Depuis quelques années, la cinéaste arbore une coupe de cheveux tout à fait novatrice, une sorte de toit de champignon de Schtroumpf, un bol blanc et roux bien délimité comme un Malabar bi-goût. Cette audace capillaire l’a rendue reconnaissable entre toutes les vieilles dames (elle a 89 ans) et a parachevé sa légende, son aura d’icône underground. Elle avait une signature en tant que cinéaste, elle a désormais une silhouette, une figure, un signe distinctif, comme Charlot et sa canne ou Marilyn Monroe et son grain de beauté. Son excentricité ne s’arrête pas là. Son coffret de DVD (Tout(E) Varda) est à son image : une boîte à trésors bourrée de fantaisie, de second degré, de pieds-de-nez, de gris-gris et de petits trucs à conserver. Outre son œuvre intégrale, on y trouve par exemple la recette des côtes de blettes au gratin. Comme le livre de recettes de Marguerite Duras (La cuisine de Marguerite), le texte est un bonheur à lire, une poésie qui divague sur les termes culinaires (« poussières de muscade », « égouttez, l’adjectif est égouttant ») et révèle la femme sous le tablier. Rompue au bon sens et à l’autodérision, Varda est, pour finir, la seule cinéaste à se cacher sous son foulard quand Cannes lui fait une standing ovation. Une leçon d’humilité peu commune de nos jours.
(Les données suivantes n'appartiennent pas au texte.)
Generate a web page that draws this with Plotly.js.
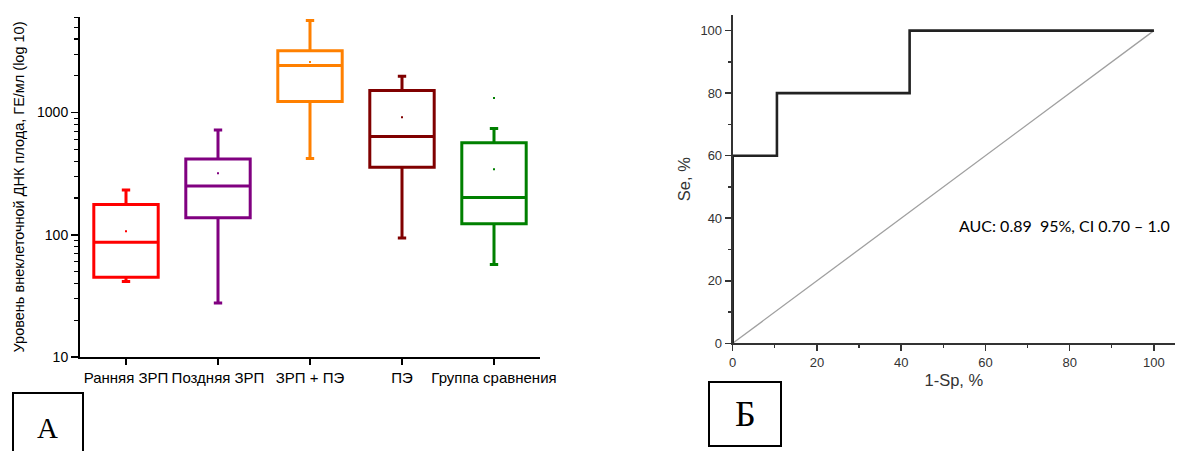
<!DOCTYPE html>
<html>
<head>
<meta charset="utf-8">
<script src="https://cdn.plot.ly/plotly-3.0.1.min.js"></script>
<style>html,body{margin:0;padding:0;background:#fff;}#chart{width:1181px;height:451px;}</style>
</head>
<body>
<div id="chart"></div>
<script>
// ---- Data: panel A (box plots, log scale) ----
const categories = ['Ранняя ЗРП', 'Поздняя ЗРП', 'ЗРП + ПЭ', 'ПЭ', 'Группа сравнения'];
const lowerWhisker = [41.5, 27.7, 420, 94, 57];
const q1Values = [45, 138, 1231, 357, 123];
const medianValues = [87, 251, 2428, 636, 202];
const q3Values = [177, 417, 3206, 1514, 567];
const upperWhisker = [232, 721, 5680, 1987, 740];
const meanValues = [107, 319, 2590, 917, 343];
const boxColors = ['#ff0000', '#800080', '#ff8000', '#800000', '#008000'];
const extraPointCategory = ['Группа сравнения'];
const extraPointValue = [1313];
const yTickVals = [10, 100, 1000];
const yTickText = ['10', '100', '1000'];

// ---- Data: panel Б (ROC curve) ----
const rocX = [0, 0, 10.5, 10.5, 42, 42, 100];
const rocY = [0, 60, 60, 80, 80, 100, 100];
const diagX = [0, 100];
const diagY = [0, 100];
const aucText = 'AUC: 0.89  95%, CI 0.70 – 1.0';

const W = 1181, H = 451;
const px = v => v / W;
const py = v => (H - v) / H;

const traces = [];
categories.forEach((c, i) => {
  traces.push({
    type: 'box', x: [c], q1: [q1Values[i]], median: [medianValues[i]], q3: [q3Values[i]],
    lowerfence: [lowerWhisker[i]], upperfence: [upperWhisker[i]],
    boxpoints: false, width: 0.7, whiskerwidth: 0.13,
    line: {color: boxColors[i], width: 3}, fillcolor: 'rgba(0,0,0,0)',
    xaxis: 'x', yaxis: 'y', showlegend: false, hoverinfo: 'skip'
  });
  traces.push({
    type: 'scatter', mode: 'markers', x: [c], y: [meanValues[i]],
    marker: {color: boxColors[i], size: 2, symbol: 'square'},
    xaxis: 'x', yaxis: 'y', showlegend: false, hoverinfo: 'skip'
  });
});
traces.push({
  type: 'scatter', mode: 'markers', x: extraPointCategory, y: extraPointValue,
  marker: {color: boxColors[4], size: 2, symbol: 'square'},
  xaxis: 'x', yaxis: 'y', showlegend: false, hoverinfo: 'skip'
});
traces.push({
  type: 'scatter', mode: 'lines', x: diagX, y: diagY,
  line: {color: '#a0a0a0', width: 1.3}, xaxis: 'x2', yaxis: 'y2', showlegend: false, hoverinfo: 'skip'
});
traces.push({
  type: 'scatter', mode: 'lines', x: rocX, y: rocY,
  line: {color: '#222222', width: 2.6, shape: 'linear'}, xaxis: 'x2', yaxis: 'y2', showlegend: false, hoverinfo: 'skip'
});

const sansFont = 'Liberation Sans, Arial, sans-serif';

const layout = {
  width: W, height: H,
  margin: {l: 0, r: 0, t: 0, b: 0},
  paper_bgcolor: '#ffffff', plot_bgcolor: '#ffffff',
  font: {family: sansFont, color: '#000'},
  boxmode: 'overlay',
  showlegend: false,
  xaxis: {
    domain: [px(80), px(540)], anchor: 'y',
    type: 'category', categoryorder: 'array', categoryarray: categories,
    range: [-0.5, 4.5], showgrid: false, zeroline: false,
    showline: true, linecolor: '#000', linewidth: 2,
    ticks: 'outside', ticklen: 6, tickwidth: 1.5, tickcolor: '#000',
    tickfont: {size: 15, color: '#000', family: sansFont}
  },
  yaxis: {
    domain: [py(357), py(17)], anchor: 'x',
    type: 'log', range: [1, 3.782], showgrid: false, zeroline: false,
    showline: true, linecolor: '#000', linewidth: 2,
    tickmode: 'array', tickvals: yTickVals, ticktext: yTickText,
    ticks: 'outside', ticklen: 7, tickwidth: 1.5, tickcolor: '#000',
    tickfont: {size: 14, color: '#000', family: sansFont},
    minor: {dtick: 'D1', ticks: 'outside', ticklen: 4, tickwidth: 1.2, tickcolor: '#000', showgrid: false},
    title: {text: 'Уровень внеклеточной ДНК плода, ГЕ/мл (log 10)', font: {size: 14.5, color: '#000', family: sansFont}, standoff: 9}
  },
  xaxis2: {
    domain: [px(732.7), px(1175)], anchor: 'y2',
    range: [0, 105], tick0: 0, dtick: 20, showgrid: false, zeroline: false,
    showline: true, linecolor: '#333', linewidth: 2,
    ticks: 'outside', ticklen: 6, tickwidth: 1.5, tickcolor: '#333',
    tickfont: {size: 13, color: '#333', family: sansFont},
    minor: {dtick: 10, ticks: 'outside', ticklen: 3, tickwidth: 1.2, tickcolor: '#333', showgrid: false},
    title: {text: '1-Sp, %', font: {size: 16.5, color: '#333', family: sansFont}, standoff: 6}
  },
  yaxis2: {
    domain: [py(343.3), py(15)], anchor: 'x2',
    range: [0, 105], tick0: 0, dtick: 20, showgrid: false, zeroline: false,
    showline: true, linecolor: '#333', linewidth: 2,
    ticks: 'outside', ticklen: 6, tickwidth: 1.5, tickcolor: '#333',
    tickfont: {size: 13, color: '#333', family: sansFont},
    minor: {dtick: 10, ticks: 'outside', ticklen: 3, tickwidth: 1.2, tickcolor: '#333', showgrid: false},
    title: {text: 'Se, %', font: {size: 16.5, color: '#333', family: sansFont}, standoff: 6}
  },
  shapes: [
    {type: 'rect', xref: 'paper', yref: 'paper', x0: px(13), x1: px(83), y0: py(393), y1: py(460), line: {color: '#000', width: 2}, fillcolor: 'rgba(0,0,0,0)'},
    {type: 'rect', xref: 'paper', yref: 'paper', x0: px(709), x1: px(781), y0: py(382), y1: py(446), line: {color: '#000', width: 2}, fillcolor: 'rgba(0,0,0,0)'}
  ],
  annotations: [
    {text: aucText, xref: 'paper', yref: 'paper', x: px(1064.5), y: py(225), xanchor: 'center', yanchor: 'middle', showarrow: false, font: {family: 'Lato, sans-serif', size: 16, color: '#000'}},
    {text: 'А', xref: 'paper', yref: 'paper', x: px(48), y: py(428), xanchor: 'center', yanchor: 'middle', showarrow: false, font: {family: 'Liberation Serif, serif', size: 29, color: '#000'}},
    {text: 'Б', xref: 'paper', yref: 'paper', x: px(745), y: py(414), xanchor: 'center', yanchor: 'middle', showarrow: false, font: {family: 'Liberation Serif, serif', size: 36, color: '#000'}}
  ]
};

Plotly.newPlot('chart', traces, layout, {displayModeBar: false, staticPlot: true});
</script>
</body>
</html>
Elle a immortalisé les revendications d’une époque

Varda ça n’est pas qu’un look, c’est avant tout un point de vue : féministe, altruiste, humaniste, révoltée, elle défend et filme depuis toujours les plus faibles, les cachés, ceux qu’on ne regarde pas ou qu’on ne veut pas voir. Sous ses airs de mamie toute mignonne qui fait des gratins, elle distille une pensée qui reste, aujourd’hui encore, moderne, quasi-anarchique au regard de la société actuelle. Ses films sont des brûlots hardis, à la fois doux, solaires et impactants, d’autant plus qu’ils ont l’apparence de gentils délires inoffensifs. Entre 1967 et 1981, elle réalise cinq films aux États-Unis. À les revoir aujourd’hui, on prend la mesure de leur valeur, véritables témoignages d’une époque où tout volait en éclats : Lions Love est un film hippie culte où Viva (égérie de Warhol), Rado et Ragni (les auteurs de la comédie musicale Hair) « chillent » à poil dans une villa hollywoodienne sur fond d’assassinat de Kennedy. Dans Murs, Murs elle filme les premiers murals contestataires qui, dans les années 70, ornent les murs des quartiers populaires de Los Angeles. Black Panthers suit les leaders du mouvement, leurs manifestations, leurs débats, leurs combats. Avant de devenir plasticienne (il y a 10 ans) et entre deux spots publicitaires réalisés pour Tupperware (sous forme de comédie musicale !) ou les collants Minuit, elle signe L’une chante l’autre pas, un manifeste féministe ; Sans toit ni loi avec la jeune Sandrine Bonnaire, chronique sur le quotidien des hobo d’alors, tandis que Les glaneurs et la glaneuse suit les laissés-pour-compte. Sans heurt ni violence, Varda a passé sa vie à prendre le pouls du monde, ses injustices flagrantes comme ses poètes anonymes.